The actor (Casper Crump) is Danish, and judging from behind-the-scenes videos, he's using his natural Danish accent in the role. I have no ear for accents, so I couldn't really trace it until I looked it up, but I think it fits the character very well to have an exotic, perhaps hard-to-discern accent. The Hawks reincarnate, so they would have accents based on their present lives, but Vandal has lived through the millenia, picking up hundreds of languages in order to consolidate his power base. It makes little sense for him to have the same accent in his first life (as Hath-Set), but I could see him settling down on a particular way of speaking English and sticking with it for hundreds of years.

Maybe his public backstory for Curtis Knox (and other aliases) had him being born and raised in another country and coming to the United States at college age.
 
Fun Fact: Dean Cain has played both Superman and Vandal Savage.

And both Phil Morris and Miguel Ferrer have played both Vandal Savage and Martian Manhunter, among other DC roles. Morris was Savage in Justice League and J'onn in Smallville, and Ferrer was Savage in Young Justice and J'onn in Justice League: The New Frontier.
 
There's accent, and then there's delivery. Savage is the kind of concept that wants an actor with a little gravitas. What we got came off as a conniving pipsqueak, IMHO.
 
An actor from The Flash has something to say about season 2 of Legends. Beware though, what's said has a big spoiler from the season 2 finale of The Flash.

John Wesley Shipp is now playing the real Jay Garrick and he had the following to say in an interview.

"...I was watching Legends [of Tomorrow], and they were announcing that they were going to be dealing with the Justice Society of America and knowing that Jay Garrick was the founding member of the Justice Society of America and that all of these shows are going to be overlapping, it's very important to have him there."
 
An actor from The Flash has something to say about season 2 of Legends. Beware though, what's said has a big spoiler from the season 2 finale of The Flash.

John Wesley Shipp is now playing the real Jay Garrick and he had the following to say in an interview.

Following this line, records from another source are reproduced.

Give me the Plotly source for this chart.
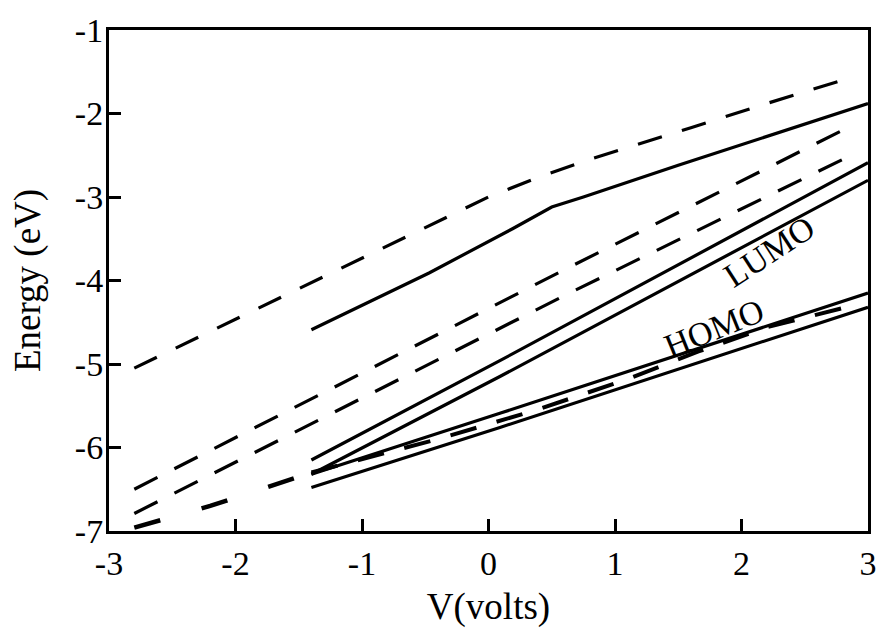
import plotly.graph_objects as go

# ---- data ----
v_top_dash = [-2.8, -1.4, -0.5, 0.0, 0.4, 0.8, 1.6, 2.2, 2.8]
e_top_dash = [-5.05, -4.02, -3.36, -3.0, -2.76, -2.55, -2.17, -1.88, -1.60]

v_top_solid = [-1.4, -0.47, 0.19, 0.5, 0.75, 1.5, 3.0]
e_top_solid = [-4.59, -3.91, -3.38, -3.12, -3.0, -2.62, -1.88]

v_mid_dash_a = [-2.8, -1.4, 0.64, 2.8]
e_mid_dash_a = [-6.50, -5.42, -3.84, -2.20]
v_mid_dash_b = [-2.8, -1.4, 0.64, 2.8]
e_mid_dash_b = [-6.79, -5.72, -4.15, -2.55]

v_lumo = [-1.4, 0.09, 3.0]
e_lumo_upper = [-6.15, -4.96, -2.59]
e_lumo_lower = [-6.32, -5.15, -2.80]

v_homo = [-1.4, 0.09, 3.0]
e_homo_upper = [-6.32, -5.59, -4.15]
e_homo_lower = [-6.48, -5.76, -4.32]

v_homo_dash = [-2.8, -2.2, -1.4, -0.4, 0.4, 1.1, 1.66, 2.2, 2.8]
e_homo_dash = [-6.96, -6.70, -6.30, -5.90, -5.54, -5.18, -4.85, -4.56, -4.33]

x_tick_vals = [-3, -2, -1, 0, 1, 2, 3]
x_tick_labels = ["-3", "-2", "-1", "0", "1", "2", "3"]
y_tick_vals = [-7, -6, -5, -4, -3, -2, -1]
y_tick_labels = ["-7", "-6", "-5", "-4", "-3", "-2", "-1"]

label_text = ["LUMO", "HOMO"]
label_v = [2.22, 1.78]
label_e = [-3.65, -4.57]
label_angle = [-33, -22]

FONT = "Liberation Serif, Times New Roman, serif"

fig = go.Figure()

def add(x, y, dash, width=3.2):
    fig.add_trace(go.Scatter(x=x, y=y, mode="lines",
                             line=dict(color="black", width=width, dash=dash),
                             showlegend=False, hoverinfo="skip"))

add(v_top_dash, e_top_dash, "25px,21px")
add(v_top_solid, e_top_solid, "solid")
add(v_mid_dash_a, e_mid_dash_a, "26px,19px")
add(v_mid_dash_b, e_mid_dash_b, "26px,19px")
add(v_lumo, e_lumo_upper, "solid")
add(v_lumo, e_lumo_lower, "solid")
add(v_homo, e_homo_upper, "solid")
add(v_homo, e_homo_lower, "solid")
# HOMO dashed: wider spacing left of -1.4 V, tighter to the right
add(v_homo_dash[:3], e_homo_dash[:3], "27px,43px", width=4.5)
add(v_homo_dash[2:], e_homo_dash[2:], "27px,21px", width=4)

for t, xv, yv, a in zip(label_text, label_v, label_e, label_angle):
    fig.add_annotation(x=xv, y=yv, text=t, showarrow=False, textangle=a,
                       font=dict(family=FONT, size=34, color="black"))

axis_common = dict(showline=True, linecolor="black", linewidth=3, mirror=True,
                   ticks="inside", ticklen=12, tickwidth=3, tickcolor="black",
                   showgrid=False, zeroline=False, automargin=False,
                   tickfont=dict(family=FONT, size=34, color="black"))

fig.update_xaxes(range=[-3, 3], tickvals=x_tick_vals, ticktext=x_tick_labels,
                 title=dict(text="V(volts)", font=dict(family=FONT, size=37, color="black"),
                            standoff=15),
                 **axis_common)
fig.update_yaxes(range=[-7, -1], tickvals=y_tick_vals, ticktext=y_tick_labels,
                 ticklabelstandoff=-4,
                 title=dict(text="Energy (eV)", font=dict(family=FONT, size=37, color="black"),
                            standoff=23),
                 **axis_common)

fig.update_layout(width=880, height=628, margin=dict(l=109, r=12, t=30, b=97),
                  paper_bgcolor="white", plot_bgcolor="white")

fig.write_html("out.html")
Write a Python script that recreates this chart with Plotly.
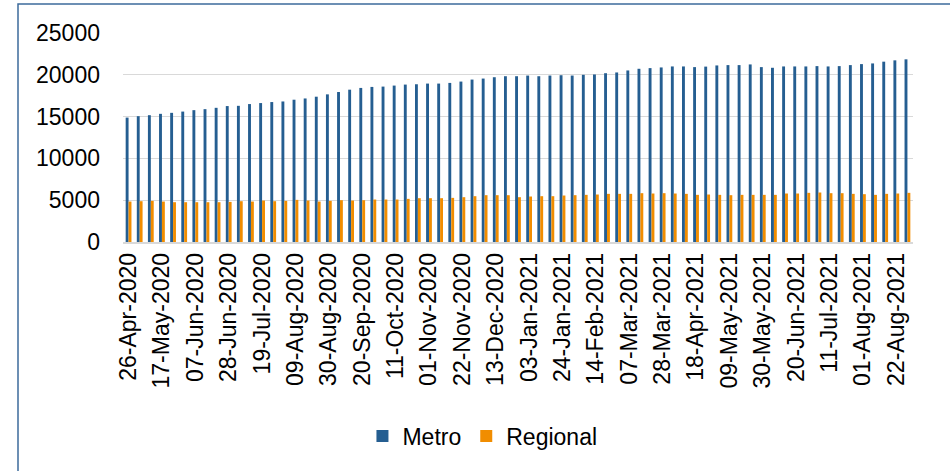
import pandas as pd
import plotly.graph_objects as go

# Weekly categories
week_dates = pd.date_range("2020-04-26", periods=71, freq="7D")
categories = [d.strftime("%d-%b-%Y") for d in week_dates]
tick_labels = categories[::3]

y_ticks = [0, 5000, 10000, 15000, 20000, 25000]
y_tick_labels = ["0", "5000", "10000", "15000", "20000", "25000"]

metro = [14880, 15050, 15170, 15330, 15450, 15600, 15770, 15890, 16050, 16260,
         16290, 16500, 16620, 16740, 16810, 17020, 17170, 17380,
         17660, 17940, 18220, 18430, 18550, 18590, 18710, 18830, 18870, 18950,
         18950, 19030, 19190, 19430, 19550, 19710, 19830,
         19830, 19910, 19830, 19910, 19950, 19910, 20000, 20040, 20190, 20280,
         20520, 20720, 20800, 20880, 21000, 21000, 20920, 20980,
         21120, 21160, 21160, 21240, 20920, 20840, 21000, 21000, 21000, 21040,
         21000, 21040, 21160, 21280, 21360, 21570, 21730, 21850]

regional = [4840, 4880, 4920, 4840, 4760, 4760, 4760, 4760, 4760, 4800,
            4880, 4840, 4960, 4880, 4920, 5040, 4960, 4840, 4920, 5000,
            4960, 5000, 5080, 5080, 5080, 5160, 5240, 5240, 5240, 5280,
            5360, 5480, 5600, 5600, 5600,
            5360, 5440, 5480, 5480, 5560, 5600, 5640, 5680, 5760, 5760,
            5760, 5840, 5800, 5840, 5800, 5760, 5640, 5680, 5640, 5600,
            5640, 5640, 5640, 5640, 5800, 5800, 5880, 5920, 5840, 5840,
            5760, 5720, 5640, 5760, 5800, 5880]

series_names = ["Metro", "Regional"]
colors = ["#255E91", "#F18D00"]

fig = go.Figure()
for name, vals, col in zip(series_names, [metro, regional], colors):
    fig.add_trace(go.Bar(x=categories, y=vals, name=name,
                         marker=dict(color=col, line=dict(width=0))))

FONT = "Liberation Sans, Arial, sans-serif"
fig.update_layout(
    width=950, height=471,
    margin=dict(l=123, r=37, t=33, b=229, autoexpand=False),
    paper_bgcolor="white", plot_bgcolor="white",
    barmode="group", bargap=0.48, bargroupgap=0.0,
    font=dict(family=FONT, size=23, color="#000000"),
    showlegend=True,
    legend=dict(orientation="h", x=0.455, xanchor="center", y=-0.928,
                yanchor="middle", font=dict(size=23), bgcolor="rgba(0,0,0,0)",
                itemwidth=30, tracegroupgap=0),
    xaxis=dict(type="category", tickmode="array", tickvals=tick_labels,
               ticktext=tick_labels, tickangle=-90, showgrid=False,
               showline=True, linecolor="#D9D9D9", linewidth=1.5,
               ticks="", tickfont=dict(size=23), automargin=False),
    yaxis=dict(range=[0, 25000], tickmode="array", tickvals=y_ticks,
               ticktext=y_tick_labels,
               showgrid=True, gridcolor="#D9D9D9", gridwidth=1.3,
               zeroline=False, showline=False, ticks="", ticklabelstandoff=22,
               tickfont=dict(size=23), automargin=False),
    shapes=[dict(type="rect", xref="paper", yref="paper",
                 x0=-105 / 790, x1=(960 - 123) / 790,
                 y0=(242 - 480) / 209, y1=(242 - 4) / 209,
                 line=dict(color="#3D6B9C", width=1.5), fillcolor="rgba(0,0,0,0)",
                 layer="above")],
)

fig.write_html("out.html",
               config={"displayModeBar": False},
               post_script="document.body.style.margin='0';document.body.style.overflow='hidden';")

"...I was watching Legends [of Tomorrow], and they were announcing that they were going to be dealing with the Justice Society of America and knowing that Jay Garrick was the founding member of the Justice Society of America and that all of these shows are going to be overlapping, it's very important to have him there."

Oooh I am excited!
 
There's accent, and then there's delivery. Savage is the kind of concept that wants an actor with a little gravitas. What we got came off as a conniving pipsqueak, IMHO.
You found the words I was looking for to describe how Savage came across .
 
You found the words I was looking for to describe how Savage came across .

Yeah he seems short, but then the new origin is Egyptian Priest, not the Last Neanderthal (That makes him kinda like Galactus, in the wrong light.) but what got me, was that it's the 21st ####ing century and he's carrying around 60 pounds of knives and hatchets, so that eventually he can kill almost 12 guys, if he gets in or picks a fight.

It's called a gun.

Get with the program Vandal Savage.
 
You're just drawing attention to the fact that Trump makes a more convincing villain than LoT's Savage, which isn't helping Savage any.... :p

What's sad, though, is that Trump isn't a convincing villain at all. If anyone had tried to write his campaign as a work of fiction, even as a spoof, it would've been rejected as too unbelievable (and with terribly written dialogue to boot).
 
The throng hears what they want to hear.

What he says doesn't relate to what they think they want to hear.

(Which is true of any mob. Democracy is after all, mob rule at a snails pace.)